Sí se veían uniformados, emperifollados y compuestos, los militares de alto rango en la tribuna de invitados en la sesión solemne del informe presidencial, grupo compacto que recibía una gran ovación cuando el Jefe del Ejecutivo se refería ritualmente al patriotismo de las heroicas fuerzas armadas durante su discurso. Pero siempre en su lugar, convidados de piedra en un acto cívico.
Así, no es “normal” que un grupo de soldados en uniforme de campaña ocupe la tribuna del Congreso, aunque sea solo para tocar el himno nacional. En el contexto actual, donde cada vez más tareas correspondientes a la administración civil del Estado están siendo usurpadas por las fuerzas armadas con el aval del Presidente de la República, a pesar de constituir una clara violación del orden constitucional, no es posible voltear a otro lado cuando los soldados interpretan un número estelar en la sesión de apertura de las sesiones legislativas, pues ahora van solo con trompetas, pero pronto podrían ser otros los instrumentos que portaren.
La cantaleta presidencial, repetida por los corifeos que amplifican sus dichos, es que los militares son pueblo uniformado, tópico sacado de la retórica cardenista, cuando se pretendía subsumir a los soldados en el proletariado, gran base de apoyo del proyecto transformador; el Ejército surgido de la Revolución debía forjar una conciencia de clase que lo alineara con los obreros y los campesinos en la lucha de clases contra la explotación capitalista. Sin embargo, la mayoría de los oficiales del Ejército, incluso los que habían ascendido a partir de la ruptura de Cárdenas con el callismo, no compartían esta visión clasista del papel de las Fuerzas Armadas ni estaban dispuestos a renunciar a sus negocios.
La diferencia es que ahora la fórmula del pueblo uniformado solo aplica para los soldados rasos, mientras que el espíritu empresarial que siempre ha caracterizado a los altos mandos militares mexicanos ahora se reconoce y se incentiva cuando se les otorgan los jugosos negocios de las grandes obras de infraestructura o se les abren nuevas oportunidades en los campos donde ya tienen larga experiencia como administradores de mercados clandestinos al asignarles tareas como la gestión de las aduanas.
La presencia de los soldados en la tribuna del Congreso es un paso más en la escalada de la militarización que adquiere ya tintes de militarismo, donde la presencia de la soldadesca se normaliza como algo cotidiano y la cultura castrense, con sus dinámicas y rituales, aparece en todos los ámbitos de la vida pública.

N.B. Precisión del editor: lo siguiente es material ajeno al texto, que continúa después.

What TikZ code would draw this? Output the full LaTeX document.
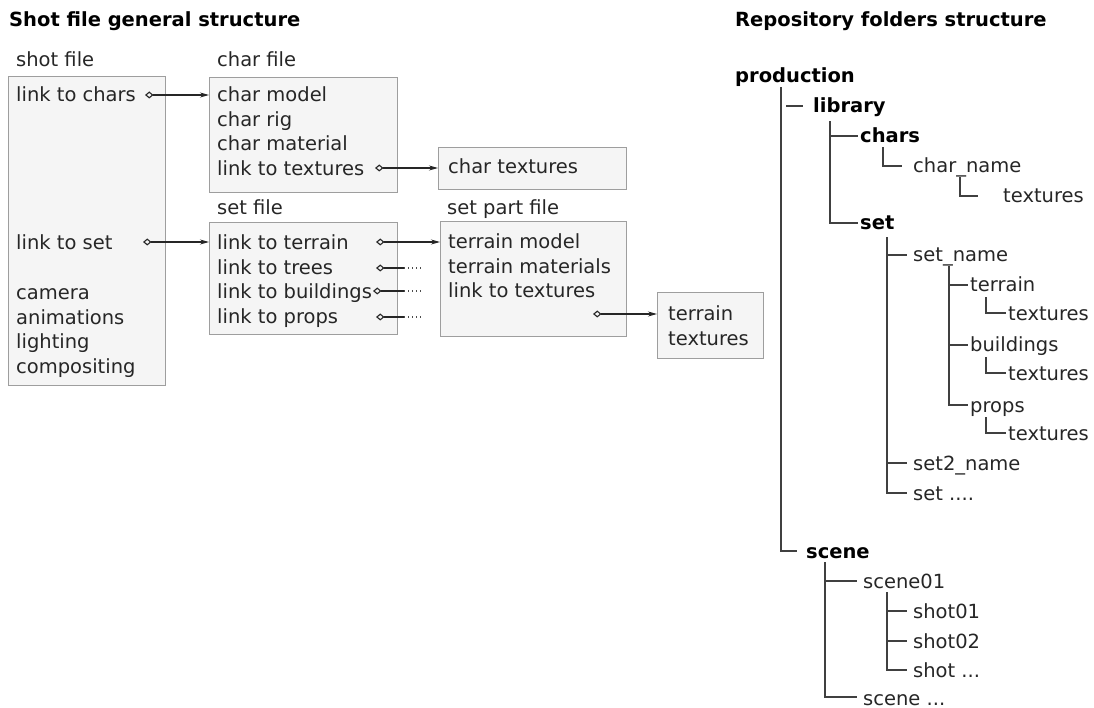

En lugar de desterrar los uniformes y las armas de la convivencia social, estos aparecen hoy por todos lados: en las calles y en los actos cívicos, incluso en espacios dedicados a los niños, a los que se invita festivamente a subri a carros de guerra o a conocer armamento altamente destructivo.
Los rituales del régimen del PRI conservaron resabios castrenses, como las cursis ceremonias escolares de los lunes, con escolta marcial de la bandera y coros infantiles desafinados entonando cantos patrióticos. Todavía en mi infancia el uniforme de los alumnos varones de secindaria era caquí, de corte cuartelario. Por fortuna, ese disfraz de soldaditos se abandonó en la década de 1970. Lo ocurrido en San Lázaro el martes parece no un retorno en el tiempo sino el presagio de algo mucho peor: el reconocimiento de los políticos civiles de su fracaso y el retorno por sus fueros de unos militares que nunca se han ido del todo de la vida política del país. Esa ya es la lamentable herencia adelantada del actual gobierno.